In the entries, find all lines that hold the word "chart" and copy them.

● **DATA TO USE**:
==================================================

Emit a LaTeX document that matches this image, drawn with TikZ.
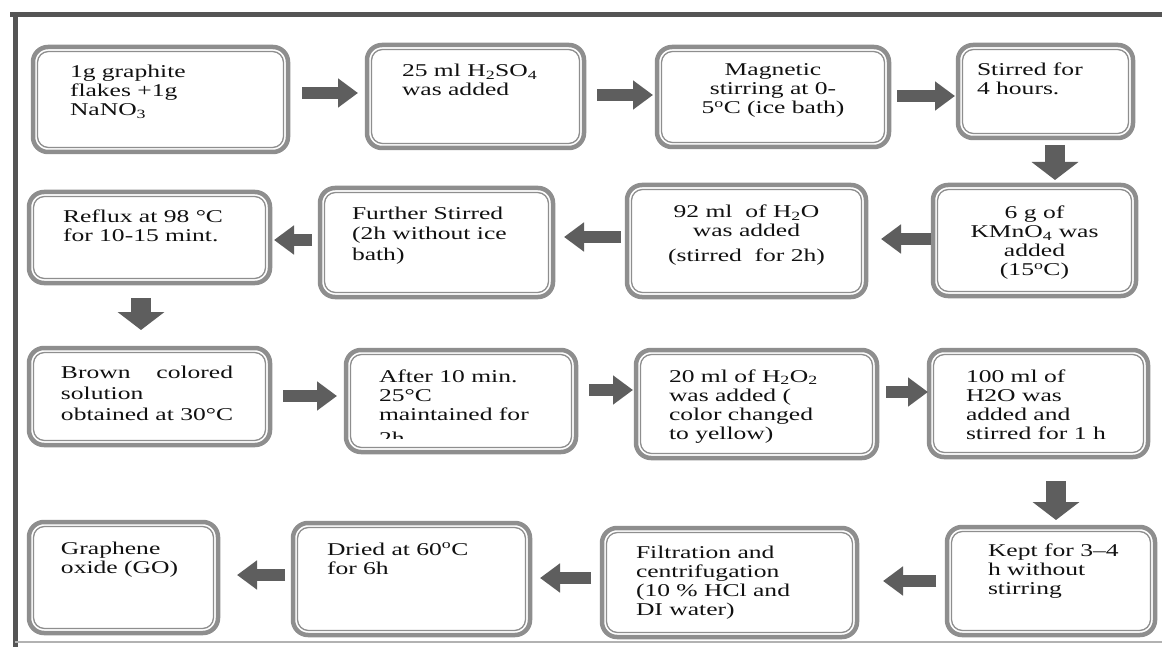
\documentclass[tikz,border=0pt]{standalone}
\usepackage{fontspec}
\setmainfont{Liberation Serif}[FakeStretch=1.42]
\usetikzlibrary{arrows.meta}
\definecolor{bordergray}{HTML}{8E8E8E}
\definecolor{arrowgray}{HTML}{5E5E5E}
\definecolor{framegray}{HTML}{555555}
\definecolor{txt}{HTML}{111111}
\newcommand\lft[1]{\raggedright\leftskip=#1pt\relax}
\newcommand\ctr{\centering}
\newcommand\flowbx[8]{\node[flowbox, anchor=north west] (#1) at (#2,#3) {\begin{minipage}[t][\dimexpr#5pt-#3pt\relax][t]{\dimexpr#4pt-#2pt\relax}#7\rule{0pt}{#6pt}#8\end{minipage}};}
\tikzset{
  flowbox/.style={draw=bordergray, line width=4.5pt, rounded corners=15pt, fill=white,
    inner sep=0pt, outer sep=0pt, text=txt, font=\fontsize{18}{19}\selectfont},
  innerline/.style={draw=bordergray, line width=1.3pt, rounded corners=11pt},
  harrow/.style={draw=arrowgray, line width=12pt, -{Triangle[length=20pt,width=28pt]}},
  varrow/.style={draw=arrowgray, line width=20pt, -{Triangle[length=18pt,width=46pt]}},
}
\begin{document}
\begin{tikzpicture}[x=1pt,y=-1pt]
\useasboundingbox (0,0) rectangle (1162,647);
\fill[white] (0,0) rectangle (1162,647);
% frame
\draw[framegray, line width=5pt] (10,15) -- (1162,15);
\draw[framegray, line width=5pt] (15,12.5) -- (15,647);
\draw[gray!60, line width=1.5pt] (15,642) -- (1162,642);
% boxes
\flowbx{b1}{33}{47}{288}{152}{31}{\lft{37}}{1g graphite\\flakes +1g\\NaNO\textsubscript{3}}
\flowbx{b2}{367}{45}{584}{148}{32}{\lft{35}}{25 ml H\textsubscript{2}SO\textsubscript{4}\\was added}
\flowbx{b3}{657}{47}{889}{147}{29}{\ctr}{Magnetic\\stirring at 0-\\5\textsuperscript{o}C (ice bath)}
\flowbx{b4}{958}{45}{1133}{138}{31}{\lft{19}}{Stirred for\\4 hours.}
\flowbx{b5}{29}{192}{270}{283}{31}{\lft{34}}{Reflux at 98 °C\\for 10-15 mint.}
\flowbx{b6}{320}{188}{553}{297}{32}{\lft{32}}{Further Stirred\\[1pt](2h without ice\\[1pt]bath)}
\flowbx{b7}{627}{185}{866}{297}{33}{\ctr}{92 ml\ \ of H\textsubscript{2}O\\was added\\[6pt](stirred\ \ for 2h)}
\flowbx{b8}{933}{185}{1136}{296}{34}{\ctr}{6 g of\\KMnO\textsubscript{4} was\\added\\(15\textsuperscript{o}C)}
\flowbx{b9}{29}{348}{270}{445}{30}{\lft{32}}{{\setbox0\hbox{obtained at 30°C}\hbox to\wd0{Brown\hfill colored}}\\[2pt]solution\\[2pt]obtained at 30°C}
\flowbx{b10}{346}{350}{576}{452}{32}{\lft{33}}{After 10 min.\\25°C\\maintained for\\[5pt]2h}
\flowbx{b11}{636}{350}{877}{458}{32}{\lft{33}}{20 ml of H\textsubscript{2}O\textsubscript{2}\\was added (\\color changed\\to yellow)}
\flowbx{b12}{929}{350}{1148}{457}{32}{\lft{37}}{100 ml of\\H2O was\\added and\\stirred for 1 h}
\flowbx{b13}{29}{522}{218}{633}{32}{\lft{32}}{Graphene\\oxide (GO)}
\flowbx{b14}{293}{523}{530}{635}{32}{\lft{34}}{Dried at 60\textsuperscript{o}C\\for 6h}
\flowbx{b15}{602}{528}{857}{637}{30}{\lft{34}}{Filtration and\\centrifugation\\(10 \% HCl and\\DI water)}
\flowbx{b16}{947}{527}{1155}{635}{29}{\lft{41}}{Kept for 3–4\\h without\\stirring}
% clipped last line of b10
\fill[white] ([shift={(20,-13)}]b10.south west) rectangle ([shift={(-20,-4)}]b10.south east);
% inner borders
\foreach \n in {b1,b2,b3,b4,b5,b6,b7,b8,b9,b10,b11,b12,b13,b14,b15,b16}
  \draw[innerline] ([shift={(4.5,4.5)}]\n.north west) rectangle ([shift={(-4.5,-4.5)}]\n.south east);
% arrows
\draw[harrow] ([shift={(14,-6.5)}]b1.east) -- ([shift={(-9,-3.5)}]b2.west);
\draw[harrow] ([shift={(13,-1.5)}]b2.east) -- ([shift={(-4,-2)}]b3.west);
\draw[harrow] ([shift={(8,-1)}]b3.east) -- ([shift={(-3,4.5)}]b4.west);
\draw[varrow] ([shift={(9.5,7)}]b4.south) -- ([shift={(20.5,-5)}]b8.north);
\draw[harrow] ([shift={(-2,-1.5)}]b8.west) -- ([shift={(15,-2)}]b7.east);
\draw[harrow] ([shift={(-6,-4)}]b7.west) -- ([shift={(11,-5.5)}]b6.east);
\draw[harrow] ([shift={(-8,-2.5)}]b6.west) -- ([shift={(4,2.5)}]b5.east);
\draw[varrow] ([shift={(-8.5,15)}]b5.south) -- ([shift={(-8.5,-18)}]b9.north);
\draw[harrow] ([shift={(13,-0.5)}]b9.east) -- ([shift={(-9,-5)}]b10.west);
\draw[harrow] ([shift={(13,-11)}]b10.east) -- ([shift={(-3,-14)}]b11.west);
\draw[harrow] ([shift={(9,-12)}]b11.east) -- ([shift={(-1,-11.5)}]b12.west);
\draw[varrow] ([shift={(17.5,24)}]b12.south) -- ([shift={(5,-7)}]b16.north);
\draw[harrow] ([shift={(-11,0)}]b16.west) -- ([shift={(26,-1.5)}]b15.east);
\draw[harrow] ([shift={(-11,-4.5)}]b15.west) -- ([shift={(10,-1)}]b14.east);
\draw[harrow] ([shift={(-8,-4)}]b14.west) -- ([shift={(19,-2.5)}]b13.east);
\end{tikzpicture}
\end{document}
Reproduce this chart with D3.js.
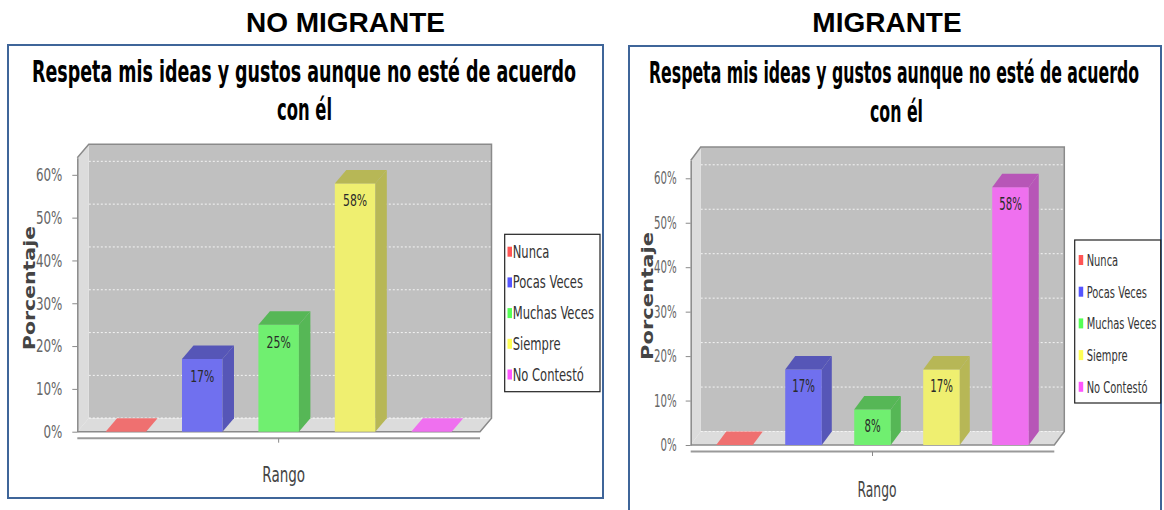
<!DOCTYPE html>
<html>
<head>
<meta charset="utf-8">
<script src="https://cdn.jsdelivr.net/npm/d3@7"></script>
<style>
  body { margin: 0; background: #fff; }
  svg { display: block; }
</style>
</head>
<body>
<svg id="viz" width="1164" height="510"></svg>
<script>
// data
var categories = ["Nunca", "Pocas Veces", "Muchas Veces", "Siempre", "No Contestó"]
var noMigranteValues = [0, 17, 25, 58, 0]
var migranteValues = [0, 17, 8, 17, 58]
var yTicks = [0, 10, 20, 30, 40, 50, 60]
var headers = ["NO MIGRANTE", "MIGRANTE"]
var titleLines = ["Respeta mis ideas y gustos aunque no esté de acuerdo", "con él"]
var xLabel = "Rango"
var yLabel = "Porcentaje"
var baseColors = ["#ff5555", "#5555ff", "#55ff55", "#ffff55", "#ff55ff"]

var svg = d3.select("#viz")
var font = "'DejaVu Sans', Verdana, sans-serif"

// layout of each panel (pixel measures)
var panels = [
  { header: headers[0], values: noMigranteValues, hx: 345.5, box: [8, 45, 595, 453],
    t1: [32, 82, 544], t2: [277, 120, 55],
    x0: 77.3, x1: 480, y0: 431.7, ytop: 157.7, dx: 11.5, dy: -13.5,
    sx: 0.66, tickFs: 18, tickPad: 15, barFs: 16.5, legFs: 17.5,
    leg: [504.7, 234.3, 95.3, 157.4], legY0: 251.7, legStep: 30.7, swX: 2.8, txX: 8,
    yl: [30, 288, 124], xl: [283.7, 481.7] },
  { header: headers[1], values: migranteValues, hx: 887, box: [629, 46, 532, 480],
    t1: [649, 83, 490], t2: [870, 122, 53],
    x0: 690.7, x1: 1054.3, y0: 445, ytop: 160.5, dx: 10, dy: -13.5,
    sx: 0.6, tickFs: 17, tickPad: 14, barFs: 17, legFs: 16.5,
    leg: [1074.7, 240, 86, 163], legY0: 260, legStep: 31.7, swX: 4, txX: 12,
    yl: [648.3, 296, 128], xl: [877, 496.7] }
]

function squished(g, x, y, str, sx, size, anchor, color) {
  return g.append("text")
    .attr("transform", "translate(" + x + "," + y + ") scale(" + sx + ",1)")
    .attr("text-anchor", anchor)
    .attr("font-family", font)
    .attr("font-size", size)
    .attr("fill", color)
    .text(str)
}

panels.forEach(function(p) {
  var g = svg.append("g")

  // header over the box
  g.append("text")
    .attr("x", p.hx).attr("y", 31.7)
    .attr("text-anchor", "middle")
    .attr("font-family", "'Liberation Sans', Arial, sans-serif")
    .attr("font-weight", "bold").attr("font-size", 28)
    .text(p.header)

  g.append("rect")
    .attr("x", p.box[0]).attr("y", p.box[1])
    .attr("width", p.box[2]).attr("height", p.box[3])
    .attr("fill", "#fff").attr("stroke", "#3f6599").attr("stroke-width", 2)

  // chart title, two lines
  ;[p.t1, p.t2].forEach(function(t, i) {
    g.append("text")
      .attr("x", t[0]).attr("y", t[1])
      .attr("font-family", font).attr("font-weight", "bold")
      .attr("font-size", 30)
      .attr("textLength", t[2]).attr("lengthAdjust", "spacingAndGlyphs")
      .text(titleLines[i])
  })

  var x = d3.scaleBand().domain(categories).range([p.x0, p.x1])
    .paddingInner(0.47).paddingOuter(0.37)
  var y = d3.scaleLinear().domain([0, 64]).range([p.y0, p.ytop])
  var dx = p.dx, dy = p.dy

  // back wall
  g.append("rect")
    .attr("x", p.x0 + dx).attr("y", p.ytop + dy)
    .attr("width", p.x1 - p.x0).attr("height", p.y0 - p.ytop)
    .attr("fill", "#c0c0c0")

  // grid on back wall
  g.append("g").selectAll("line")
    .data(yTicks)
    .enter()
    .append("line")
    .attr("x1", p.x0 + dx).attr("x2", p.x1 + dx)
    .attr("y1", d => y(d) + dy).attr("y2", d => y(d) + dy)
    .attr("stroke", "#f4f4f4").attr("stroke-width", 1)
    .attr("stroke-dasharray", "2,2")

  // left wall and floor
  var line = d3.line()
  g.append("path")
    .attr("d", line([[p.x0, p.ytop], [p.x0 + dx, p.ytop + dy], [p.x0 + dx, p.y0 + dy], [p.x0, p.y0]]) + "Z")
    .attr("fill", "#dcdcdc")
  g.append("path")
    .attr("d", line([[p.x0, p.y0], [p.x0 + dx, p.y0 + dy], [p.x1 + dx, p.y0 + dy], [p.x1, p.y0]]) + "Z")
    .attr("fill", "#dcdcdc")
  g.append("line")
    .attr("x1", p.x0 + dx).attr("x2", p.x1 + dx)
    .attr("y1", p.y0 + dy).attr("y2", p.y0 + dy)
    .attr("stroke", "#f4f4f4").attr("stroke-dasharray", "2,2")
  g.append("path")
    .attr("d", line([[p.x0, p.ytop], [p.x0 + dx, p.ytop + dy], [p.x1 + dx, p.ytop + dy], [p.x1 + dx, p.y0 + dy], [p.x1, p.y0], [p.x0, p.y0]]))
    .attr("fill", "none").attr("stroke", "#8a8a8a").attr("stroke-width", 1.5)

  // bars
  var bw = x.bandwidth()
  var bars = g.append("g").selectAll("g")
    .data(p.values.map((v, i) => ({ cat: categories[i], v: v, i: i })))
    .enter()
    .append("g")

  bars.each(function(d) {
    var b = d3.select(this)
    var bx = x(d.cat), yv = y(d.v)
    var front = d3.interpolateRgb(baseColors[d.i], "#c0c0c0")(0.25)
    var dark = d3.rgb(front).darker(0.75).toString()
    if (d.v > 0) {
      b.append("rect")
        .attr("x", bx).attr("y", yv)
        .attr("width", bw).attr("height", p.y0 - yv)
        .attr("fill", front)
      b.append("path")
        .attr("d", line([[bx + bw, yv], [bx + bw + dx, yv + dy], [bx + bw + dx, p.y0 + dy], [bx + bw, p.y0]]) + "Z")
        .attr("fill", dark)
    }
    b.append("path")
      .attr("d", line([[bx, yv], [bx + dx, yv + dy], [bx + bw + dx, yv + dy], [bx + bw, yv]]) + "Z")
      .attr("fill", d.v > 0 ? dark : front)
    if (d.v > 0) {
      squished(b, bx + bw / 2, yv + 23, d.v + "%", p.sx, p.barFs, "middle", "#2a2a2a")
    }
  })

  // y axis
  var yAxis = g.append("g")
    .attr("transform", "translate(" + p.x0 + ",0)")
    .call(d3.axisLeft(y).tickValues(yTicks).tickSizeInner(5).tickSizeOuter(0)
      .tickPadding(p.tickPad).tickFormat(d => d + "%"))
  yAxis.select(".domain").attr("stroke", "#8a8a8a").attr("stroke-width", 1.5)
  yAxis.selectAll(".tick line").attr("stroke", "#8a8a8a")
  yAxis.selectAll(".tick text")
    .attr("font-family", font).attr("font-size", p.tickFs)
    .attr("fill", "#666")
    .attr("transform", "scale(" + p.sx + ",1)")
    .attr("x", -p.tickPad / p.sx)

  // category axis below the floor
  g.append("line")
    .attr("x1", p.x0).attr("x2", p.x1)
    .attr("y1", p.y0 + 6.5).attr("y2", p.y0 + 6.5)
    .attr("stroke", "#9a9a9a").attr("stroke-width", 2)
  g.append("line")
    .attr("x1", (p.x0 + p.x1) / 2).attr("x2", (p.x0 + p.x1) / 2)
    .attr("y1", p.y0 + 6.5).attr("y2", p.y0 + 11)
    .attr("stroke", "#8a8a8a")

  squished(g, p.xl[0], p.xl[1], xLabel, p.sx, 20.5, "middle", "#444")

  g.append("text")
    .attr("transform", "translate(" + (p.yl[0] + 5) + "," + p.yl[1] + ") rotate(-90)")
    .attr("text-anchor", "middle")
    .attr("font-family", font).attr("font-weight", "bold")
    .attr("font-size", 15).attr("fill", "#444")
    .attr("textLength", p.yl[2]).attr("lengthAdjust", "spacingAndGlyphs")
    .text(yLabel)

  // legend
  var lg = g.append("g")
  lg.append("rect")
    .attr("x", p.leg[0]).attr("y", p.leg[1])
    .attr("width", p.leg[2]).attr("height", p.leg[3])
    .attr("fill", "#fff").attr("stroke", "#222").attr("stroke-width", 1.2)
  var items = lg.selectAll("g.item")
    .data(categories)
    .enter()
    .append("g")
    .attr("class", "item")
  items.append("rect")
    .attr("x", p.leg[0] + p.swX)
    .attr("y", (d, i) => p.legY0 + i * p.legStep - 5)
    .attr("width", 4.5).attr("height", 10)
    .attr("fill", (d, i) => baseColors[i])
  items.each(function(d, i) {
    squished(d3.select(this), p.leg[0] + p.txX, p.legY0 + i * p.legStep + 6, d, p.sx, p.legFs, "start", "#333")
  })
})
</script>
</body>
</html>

==================================================

● **TASK RESULT**:
Reproduce this chart with D3.js.
  // chart title, two lines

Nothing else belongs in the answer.